Discount apparel retailer Ross Stores has opened 40 new stores in recent months, part of a plan to grow to 3,000 brick-and-mortar locations as inflation-weary consumers seek deals on apparel.
According to a Monday (Oct. 31) news release, the company has opened 28 Ross Dress for Less stores and 12 dd’s Discounts stores in 21 states.
Ross Stores Group Executive Vice President for Property Development Gregg McGillis said the openings come on the heels of the chain’s 2,000th store.
“Looking ahead, we remain confident in our expansion plans and continue to see plenty of opportunity to grow to at least 2,900 Ross Dress for Less and 700 dd’s DISCOUNTS locations over time,” he said in the release.
The move finds Ross adding stores in a bid to attract value shoppers who are seeking deals on clothing.
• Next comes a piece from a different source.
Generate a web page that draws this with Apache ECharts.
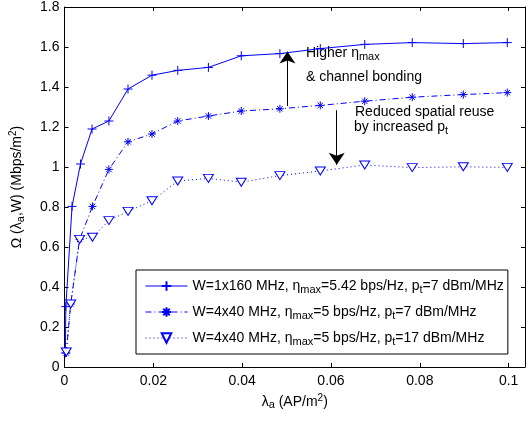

While their numbers have dipped somewhat in recent months, most Americans now live paycheck to paycheck, leading them to rethink their purchases and to look for bargains.
This year saw the retailer’s stock dip 25% in late May following disappointing first-quarter earnings, although it has shot back up in recent months. At the time, CEO blamed inflationary pressure exacerbated by the Russia-Ukraine war.
See also: Paycheck-to-Paycheck Consumers Rethink What’s Essential
Those inflationary pressures have consumers rethinking clothing purchases, as they prioritize groceries above all else as PYMNTS research has found.
Our data found that just 46% of consumers who live paycheck to paycheck and have issues paying bills had purchased clothing and accessories in the 30 days before the study, while 36% bought beauty or cosmetics products. For paycheck-to-paycheck consumers who don’t have issues paying bills, those shares were at a respective 59% and 42%.
Meanwhile, consumers who do not live paycheck to paycheck were 30% more likely to have purchased clothing and accessories than consumers who are living paycheck to paycheck, our research found.